** Start of RECORDS SHOWN **

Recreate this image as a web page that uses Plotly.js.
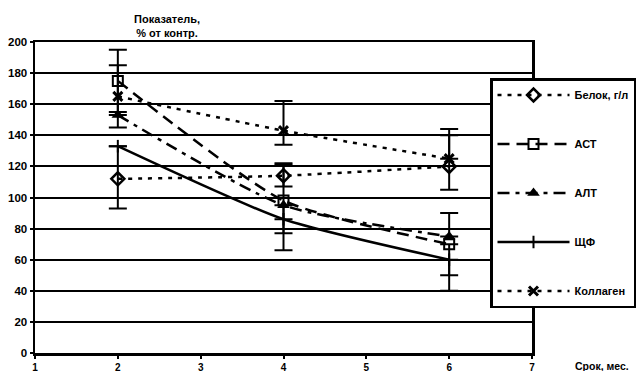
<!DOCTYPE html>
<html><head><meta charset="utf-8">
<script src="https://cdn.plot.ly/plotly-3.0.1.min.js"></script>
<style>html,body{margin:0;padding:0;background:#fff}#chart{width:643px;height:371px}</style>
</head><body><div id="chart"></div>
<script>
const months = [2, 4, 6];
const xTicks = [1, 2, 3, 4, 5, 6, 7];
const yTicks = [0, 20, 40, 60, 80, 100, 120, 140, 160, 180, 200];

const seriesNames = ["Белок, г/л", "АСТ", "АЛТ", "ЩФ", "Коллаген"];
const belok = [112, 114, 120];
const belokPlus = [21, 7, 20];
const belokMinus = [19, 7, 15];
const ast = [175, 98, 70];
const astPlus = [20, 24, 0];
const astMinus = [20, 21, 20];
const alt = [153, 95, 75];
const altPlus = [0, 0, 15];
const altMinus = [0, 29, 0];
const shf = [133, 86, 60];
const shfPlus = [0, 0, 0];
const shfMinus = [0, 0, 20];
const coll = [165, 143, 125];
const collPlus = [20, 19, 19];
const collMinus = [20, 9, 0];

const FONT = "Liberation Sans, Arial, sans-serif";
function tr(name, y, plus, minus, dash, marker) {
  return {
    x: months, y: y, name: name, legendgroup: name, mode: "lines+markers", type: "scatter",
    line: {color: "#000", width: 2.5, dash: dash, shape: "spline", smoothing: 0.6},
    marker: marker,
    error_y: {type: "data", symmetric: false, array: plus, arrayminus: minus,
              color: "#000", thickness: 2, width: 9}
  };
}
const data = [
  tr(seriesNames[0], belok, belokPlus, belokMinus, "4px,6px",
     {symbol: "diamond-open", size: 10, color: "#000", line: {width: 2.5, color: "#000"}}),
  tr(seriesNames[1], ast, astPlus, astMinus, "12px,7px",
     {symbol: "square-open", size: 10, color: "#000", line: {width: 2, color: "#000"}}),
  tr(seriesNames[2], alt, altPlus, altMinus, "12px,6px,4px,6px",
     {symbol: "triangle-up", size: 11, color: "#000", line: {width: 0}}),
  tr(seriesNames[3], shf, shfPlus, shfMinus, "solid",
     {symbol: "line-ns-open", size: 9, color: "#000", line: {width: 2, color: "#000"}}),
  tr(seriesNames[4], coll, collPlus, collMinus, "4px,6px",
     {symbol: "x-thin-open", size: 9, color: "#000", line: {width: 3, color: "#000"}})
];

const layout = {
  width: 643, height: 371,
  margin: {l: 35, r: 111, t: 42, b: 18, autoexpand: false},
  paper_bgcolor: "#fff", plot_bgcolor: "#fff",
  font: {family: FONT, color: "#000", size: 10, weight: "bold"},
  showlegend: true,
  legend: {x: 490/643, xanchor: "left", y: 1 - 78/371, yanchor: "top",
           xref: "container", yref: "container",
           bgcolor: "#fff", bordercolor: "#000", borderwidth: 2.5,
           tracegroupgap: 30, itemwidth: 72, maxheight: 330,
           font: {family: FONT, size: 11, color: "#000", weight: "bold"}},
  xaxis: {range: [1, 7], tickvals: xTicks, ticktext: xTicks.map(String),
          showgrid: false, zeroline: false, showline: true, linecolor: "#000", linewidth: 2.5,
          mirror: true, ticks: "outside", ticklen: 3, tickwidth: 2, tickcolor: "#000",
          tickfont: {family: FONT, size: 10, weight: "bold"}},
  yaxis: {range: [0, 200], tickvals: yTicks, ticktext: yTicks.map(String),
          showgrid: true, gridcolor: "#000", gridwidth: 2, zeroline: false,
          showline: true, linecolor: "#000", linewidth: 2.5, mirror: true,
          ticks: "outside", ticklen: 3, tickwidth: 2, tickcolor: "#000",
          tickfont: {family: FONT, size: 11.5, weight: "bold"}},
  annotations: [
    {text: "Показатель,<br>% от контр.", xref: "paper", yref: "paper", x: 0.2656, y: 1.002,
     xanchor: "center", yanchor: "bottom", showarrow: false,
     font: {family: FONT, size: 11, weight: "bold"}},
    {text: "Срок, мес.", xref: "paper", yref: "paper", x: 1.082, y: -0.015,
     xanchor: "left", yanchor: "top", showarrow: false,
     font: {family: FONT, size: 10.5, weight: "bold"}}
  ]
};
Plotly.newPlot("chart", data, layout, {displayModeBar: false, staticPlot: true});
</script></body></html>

** End of RECORDS SHOWN **
** Start of RECORDS SHOWN **

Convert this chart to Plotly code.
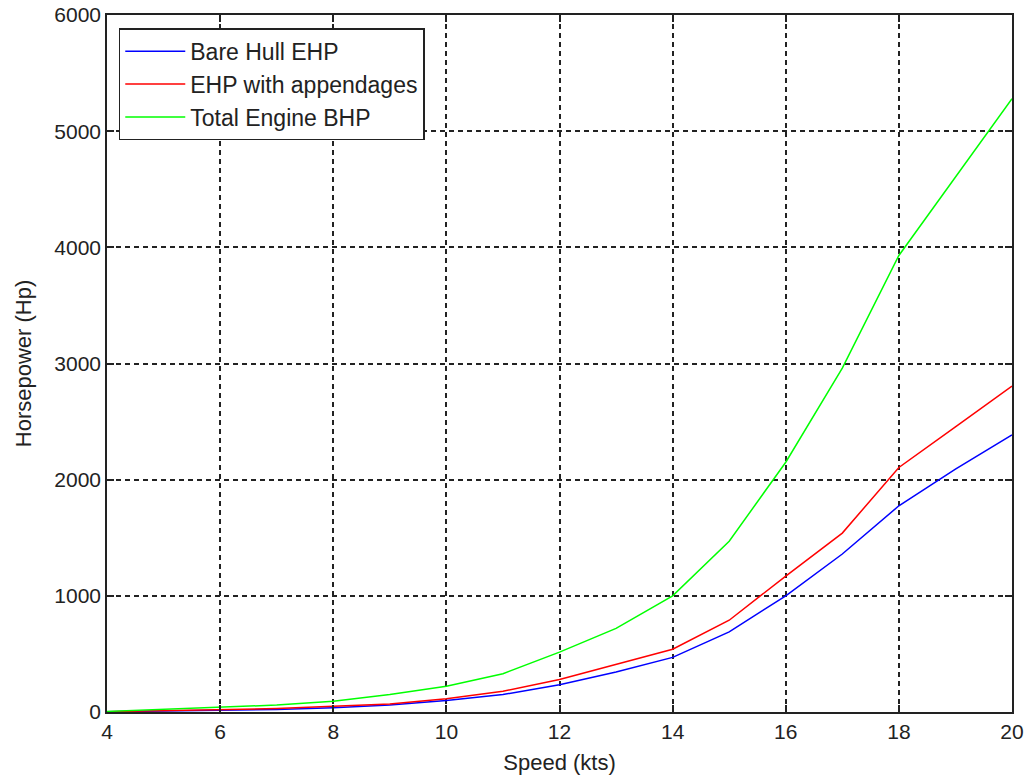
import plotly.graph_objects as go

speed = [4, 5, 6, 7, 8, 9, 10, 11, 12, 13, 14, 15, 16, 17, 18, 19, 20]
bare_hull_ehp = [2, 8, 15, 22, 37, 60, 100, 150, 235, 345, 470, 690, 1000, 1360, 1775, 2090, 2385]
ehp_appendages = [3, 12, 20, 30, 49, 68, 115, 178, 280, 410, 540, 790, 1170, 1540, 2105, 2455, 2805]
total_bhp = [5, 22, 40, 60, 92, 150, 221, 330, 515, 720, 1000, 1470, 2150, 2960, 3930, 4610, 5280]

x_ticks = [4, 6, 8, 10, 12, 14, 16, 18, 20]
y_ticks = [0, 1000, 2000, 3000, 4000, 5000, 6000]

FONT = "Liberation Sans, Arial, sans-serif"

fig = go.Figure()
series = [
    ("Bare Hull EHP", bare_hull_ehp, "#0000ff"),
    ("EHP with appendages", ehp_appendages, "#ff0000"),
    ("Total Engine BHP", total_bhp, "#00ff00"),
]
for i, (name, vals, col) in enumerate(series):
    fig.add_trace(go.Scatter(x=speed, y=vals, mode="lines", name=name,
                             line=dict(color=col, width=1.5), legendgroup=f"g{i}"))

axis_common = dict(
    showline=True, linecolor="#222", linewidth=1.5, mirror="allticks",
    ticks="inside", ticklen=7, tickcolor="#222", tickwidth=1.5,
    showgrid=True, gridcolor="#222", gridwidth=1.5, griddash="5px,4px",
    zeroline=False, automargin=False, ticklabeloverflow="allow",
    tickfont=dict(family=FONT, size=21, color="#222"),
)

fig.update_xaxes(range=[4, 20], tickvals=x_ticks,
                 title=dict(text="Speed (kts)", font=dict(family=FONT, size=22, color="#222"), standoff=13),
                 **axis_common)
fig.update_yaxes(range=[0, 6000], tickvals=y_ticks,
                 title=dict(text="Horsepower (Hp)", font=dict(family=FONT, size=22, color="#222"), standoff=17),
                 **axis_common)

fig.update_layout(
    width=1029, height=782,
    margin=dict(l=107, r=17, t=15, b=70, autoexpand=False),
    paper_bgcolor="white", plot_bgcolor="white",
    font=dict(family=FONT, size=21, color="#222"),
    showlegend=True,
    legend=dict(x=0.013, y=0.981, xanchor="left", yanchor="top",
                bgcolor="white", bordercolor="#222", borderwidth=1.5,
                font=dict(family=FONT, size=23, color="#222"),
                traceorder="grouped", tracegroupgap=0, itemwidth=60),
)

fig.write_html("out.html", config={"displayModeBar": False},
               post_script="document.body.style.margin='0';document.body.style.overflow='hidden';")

** End of RECORDS SHOWN **
** Start of RECORDS SHOWN **

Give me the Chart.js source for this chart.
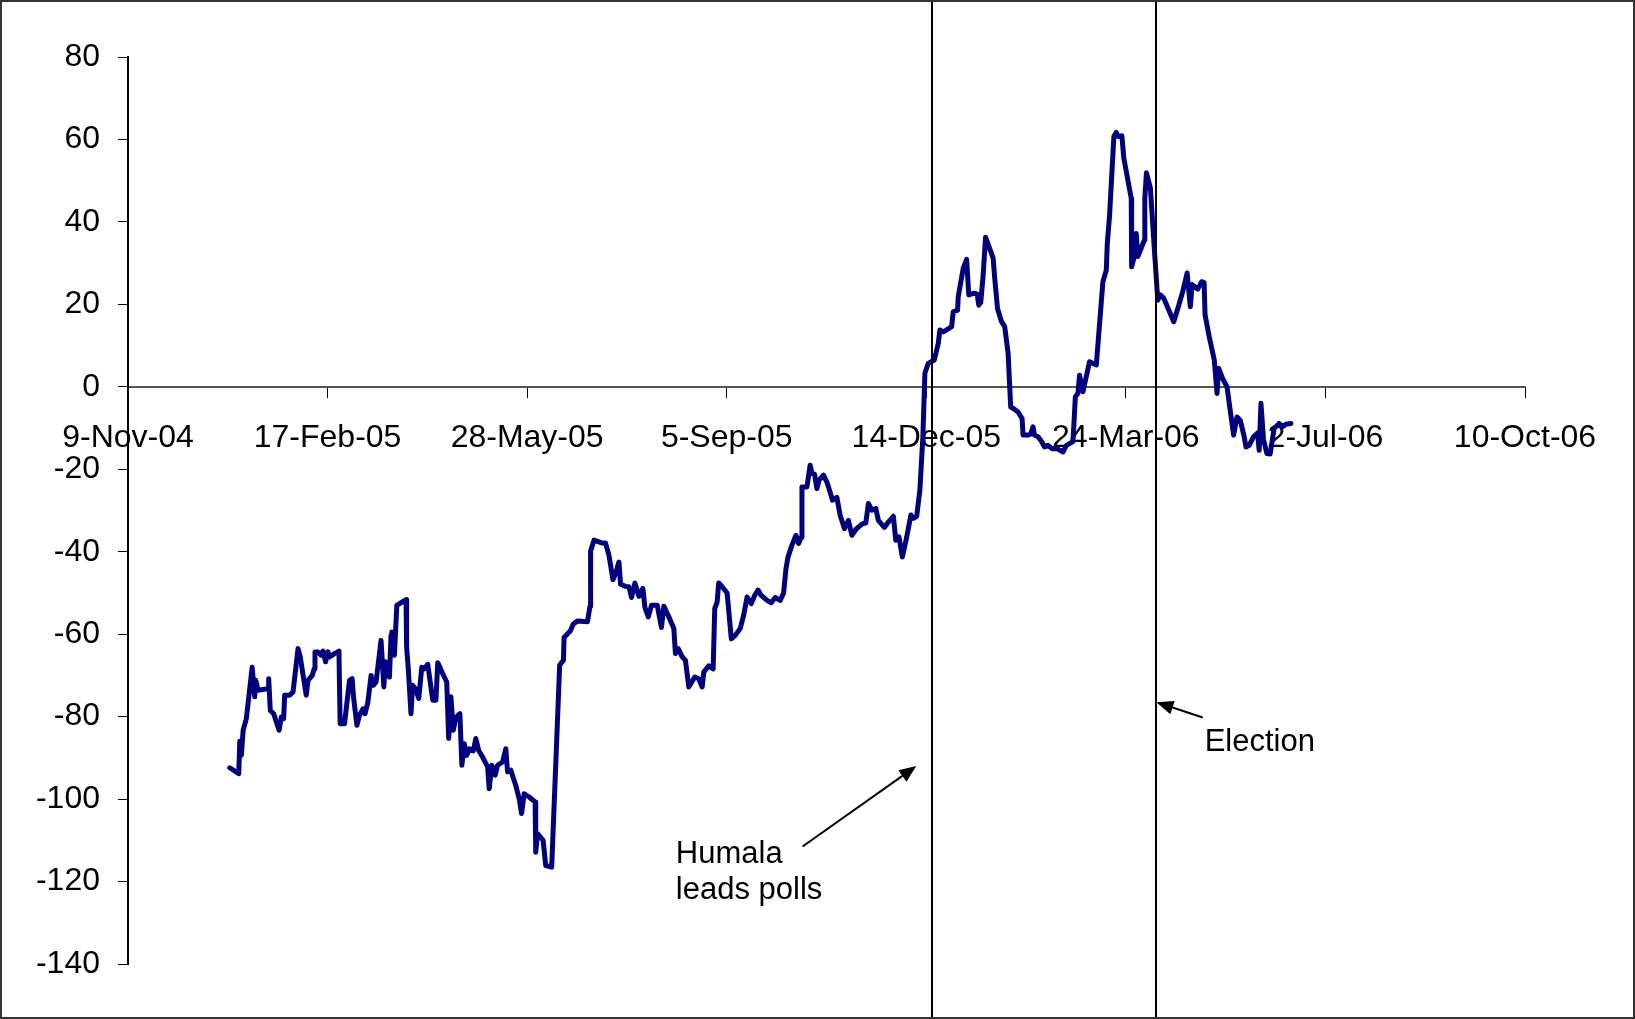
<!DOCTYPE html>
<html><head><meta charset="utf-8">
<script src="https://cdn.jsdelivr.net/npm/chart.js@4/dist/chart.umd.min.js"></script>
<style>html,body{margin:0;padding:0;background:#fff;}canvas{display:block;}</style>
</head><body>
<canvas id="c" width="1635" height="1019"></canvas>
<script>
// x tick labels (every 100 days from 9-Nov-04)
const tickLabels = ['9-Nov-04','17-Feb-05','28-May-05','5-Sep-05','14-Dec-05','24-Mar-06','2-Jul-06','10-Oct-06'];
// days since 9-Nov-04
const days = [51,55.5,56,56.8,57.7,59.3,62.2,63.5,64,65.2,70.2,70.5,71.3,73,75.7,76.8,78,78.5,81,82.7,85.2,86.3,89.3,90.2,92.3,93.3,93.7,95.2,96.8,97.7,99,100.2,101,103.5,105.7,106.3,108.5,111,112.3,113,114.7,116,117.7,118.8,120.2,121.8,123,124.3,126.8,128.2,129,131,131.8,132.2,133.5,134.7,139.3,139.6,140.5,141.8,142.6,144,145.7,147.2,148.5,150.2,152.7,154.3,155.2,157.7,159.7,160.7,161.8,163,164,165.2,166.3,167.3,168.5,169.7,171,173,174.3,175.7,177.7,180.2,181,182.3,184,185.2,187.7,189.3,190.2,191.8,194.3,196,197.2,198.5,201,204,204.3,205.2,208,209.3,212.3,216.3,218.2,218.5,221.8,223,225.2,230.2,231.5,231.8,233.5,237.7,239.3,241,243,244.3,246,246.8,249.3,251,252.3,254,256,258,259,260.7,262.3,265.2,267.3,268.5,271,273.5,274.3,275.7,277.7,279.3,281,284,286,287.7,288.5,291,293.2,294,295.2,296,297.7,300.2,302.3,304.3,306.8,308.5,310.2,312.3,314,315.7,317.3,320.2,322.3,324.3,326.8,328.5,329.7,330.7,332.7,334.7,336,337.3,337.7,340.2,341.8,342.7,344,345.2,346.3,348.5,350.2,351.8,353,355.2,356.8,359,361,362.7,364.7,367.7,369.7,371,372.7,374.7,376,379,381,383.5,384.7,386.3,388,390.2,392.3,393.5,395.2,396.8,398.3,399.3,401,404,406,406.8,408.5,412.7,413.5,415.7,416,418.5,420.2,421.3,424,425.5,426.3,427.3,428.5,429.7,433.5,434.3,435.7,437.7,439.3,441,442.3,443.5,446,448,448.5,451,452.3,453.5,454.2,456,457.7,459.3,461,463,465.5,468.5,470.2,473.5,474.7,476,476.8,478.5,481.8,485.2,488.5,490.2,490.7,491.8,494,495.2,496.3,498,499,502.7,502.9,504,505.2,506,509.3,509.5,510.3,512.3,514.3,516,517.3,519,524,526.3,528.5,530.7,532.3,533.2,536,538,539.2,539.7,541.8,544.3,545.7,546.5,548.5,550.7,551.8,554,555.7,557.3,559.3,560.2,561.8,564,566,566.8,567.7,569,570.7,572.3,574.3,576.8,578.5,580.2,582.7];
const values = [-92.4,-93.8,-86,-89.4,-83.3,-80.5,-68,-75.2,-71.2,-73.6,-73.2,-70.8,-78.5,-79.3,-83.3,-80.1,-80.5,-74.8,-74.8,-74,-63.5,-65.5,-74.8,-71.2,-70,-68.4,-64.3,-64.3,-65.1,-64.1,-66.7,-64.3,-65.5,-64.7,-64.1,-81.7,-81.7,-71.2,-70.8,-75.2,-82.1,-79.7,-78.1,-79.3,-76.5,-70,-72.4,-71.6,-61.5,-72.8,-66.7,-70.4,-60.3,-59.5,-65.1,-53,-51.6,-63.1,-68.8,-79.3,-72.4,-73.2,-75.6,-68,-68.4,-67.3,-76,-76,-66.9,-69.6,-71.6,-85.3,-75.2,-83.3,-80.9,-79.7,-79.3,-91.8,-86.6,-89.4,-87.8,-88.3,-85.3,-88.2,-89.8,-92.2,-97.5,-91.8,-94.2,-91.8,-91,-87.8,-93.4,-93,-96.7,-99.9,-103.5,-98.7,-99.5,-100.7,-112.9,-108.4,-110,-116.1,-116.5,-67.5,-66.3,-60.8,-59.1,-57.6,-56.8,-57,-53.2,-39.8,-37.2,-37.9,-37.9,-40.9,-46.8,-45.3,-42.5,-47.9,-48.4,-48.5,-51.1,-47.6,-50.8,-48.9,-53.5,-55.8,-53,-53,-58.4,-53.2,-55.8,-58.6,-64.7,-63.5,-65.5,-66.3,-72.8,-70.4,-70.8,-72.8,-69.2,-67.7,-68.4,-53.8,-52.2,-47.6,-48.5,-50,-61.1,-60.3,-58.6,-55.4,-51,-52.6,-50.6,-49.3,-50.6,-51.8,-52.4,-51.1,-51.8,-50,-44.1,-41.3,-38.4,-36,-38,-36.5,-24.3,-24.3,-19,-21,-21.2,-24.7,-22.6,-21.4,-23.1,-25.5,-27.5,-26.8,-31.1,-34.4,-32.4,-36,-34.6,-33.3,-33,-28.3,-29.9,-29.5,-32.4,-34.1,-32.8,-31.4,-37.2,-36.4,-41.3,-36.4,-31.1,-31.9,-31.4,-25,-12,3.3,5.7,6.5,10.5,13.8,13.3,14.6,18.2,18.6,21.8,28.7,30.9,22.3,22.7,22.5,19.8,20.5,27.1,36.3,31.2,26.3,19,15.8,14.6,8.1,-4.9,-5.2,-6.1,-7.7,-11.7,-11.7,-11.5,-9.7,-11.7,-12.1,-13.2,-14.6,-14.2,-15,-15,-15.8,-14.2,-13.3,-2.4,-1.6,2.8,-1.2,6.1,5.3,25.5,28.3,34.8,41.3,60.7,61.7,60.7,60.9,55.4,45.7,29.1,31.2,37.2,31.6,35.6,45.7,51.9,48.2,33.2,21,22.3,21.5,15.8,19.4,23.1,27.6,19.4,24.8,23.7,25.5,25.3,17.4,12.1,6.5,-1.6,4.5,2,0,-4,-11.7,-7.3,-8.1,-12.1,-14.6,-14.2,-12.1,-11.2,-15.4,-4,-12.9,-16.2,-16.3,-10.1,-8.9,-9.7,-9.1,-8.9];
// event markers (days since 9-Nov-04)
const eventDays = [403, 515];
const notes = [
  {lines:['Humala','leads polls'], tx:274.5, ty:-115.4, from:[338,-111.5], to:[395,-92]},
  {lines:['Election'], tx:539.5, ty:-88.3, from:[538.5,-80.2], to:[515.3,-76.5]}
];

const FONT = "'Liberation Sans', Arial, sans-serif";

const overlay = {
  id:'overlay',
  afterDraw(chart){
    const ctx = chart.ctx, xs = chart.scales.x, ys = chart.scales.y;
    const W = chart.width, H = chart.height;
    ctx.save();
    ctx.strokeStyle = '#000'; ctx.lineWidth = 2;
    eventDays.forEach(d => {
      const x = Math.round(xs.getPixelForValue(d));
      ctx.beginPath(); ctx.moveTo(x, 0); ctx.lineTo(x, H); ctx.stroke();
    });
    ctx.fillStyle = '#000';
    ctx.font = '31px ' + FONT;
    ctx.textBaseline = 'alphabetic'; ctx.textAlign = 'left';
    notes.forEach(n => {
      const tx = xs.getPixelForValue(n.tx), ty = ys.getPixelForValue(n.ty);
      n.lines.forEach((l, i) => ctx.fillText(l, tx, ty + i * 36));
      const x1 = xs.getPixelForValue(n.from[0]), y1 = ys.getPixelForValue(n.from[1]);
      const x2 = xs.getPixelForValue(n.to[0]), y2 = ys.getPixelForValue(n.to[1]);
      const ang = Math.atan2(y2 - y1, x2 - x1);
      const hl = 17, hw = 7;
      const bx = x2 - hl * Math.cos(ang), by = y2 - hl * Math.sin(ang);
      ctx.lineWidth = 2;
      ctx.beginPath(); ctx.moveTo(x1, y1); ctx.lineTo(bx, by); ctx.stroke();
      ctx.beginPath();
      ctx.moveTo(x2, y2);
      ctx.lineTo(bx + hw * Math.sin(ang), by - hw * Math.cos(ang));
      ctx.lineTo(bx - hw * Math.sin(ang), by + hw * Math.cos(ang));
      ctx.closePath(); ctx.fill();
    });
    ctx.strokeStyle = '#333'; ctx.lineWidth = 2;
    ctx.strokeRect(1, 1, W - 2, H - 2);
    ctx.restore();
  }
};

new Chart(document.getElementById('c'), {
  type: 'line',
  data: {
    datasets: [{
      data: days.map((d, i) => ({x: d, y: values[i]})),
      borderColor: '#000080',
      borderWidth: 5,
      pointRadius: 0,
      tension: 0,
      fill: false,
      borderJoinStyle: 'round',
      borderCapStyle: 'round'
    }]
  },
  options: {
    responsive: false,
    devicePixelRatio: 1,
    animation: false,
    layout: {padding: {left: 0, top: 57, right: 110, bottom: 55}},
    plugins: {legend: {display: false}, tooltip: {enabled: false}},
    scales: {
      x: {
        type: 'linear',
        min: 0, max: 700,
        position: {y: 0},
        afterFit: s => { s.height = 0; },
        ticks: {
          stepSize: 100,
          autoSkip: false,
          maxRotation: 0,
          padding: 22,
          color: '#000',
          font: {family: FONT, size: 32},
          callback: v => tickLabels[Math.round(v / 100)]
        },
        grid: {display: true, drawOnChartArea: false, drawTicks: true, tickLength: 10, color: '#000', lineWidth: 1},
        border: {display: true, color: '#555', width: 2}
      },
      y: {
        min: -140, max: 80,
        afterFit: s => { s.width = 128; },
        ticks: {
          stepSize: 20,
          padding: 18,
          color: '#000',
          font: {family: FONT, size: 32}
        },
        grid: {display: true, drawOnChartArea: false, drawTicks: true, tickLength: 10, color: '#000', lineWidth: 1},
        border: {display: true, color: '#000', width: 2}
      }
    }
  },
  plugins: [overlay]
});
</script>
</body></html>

** End of RECORDS SHOWN **

In the listing above, count each line that holds the string "this". Give the number only.

3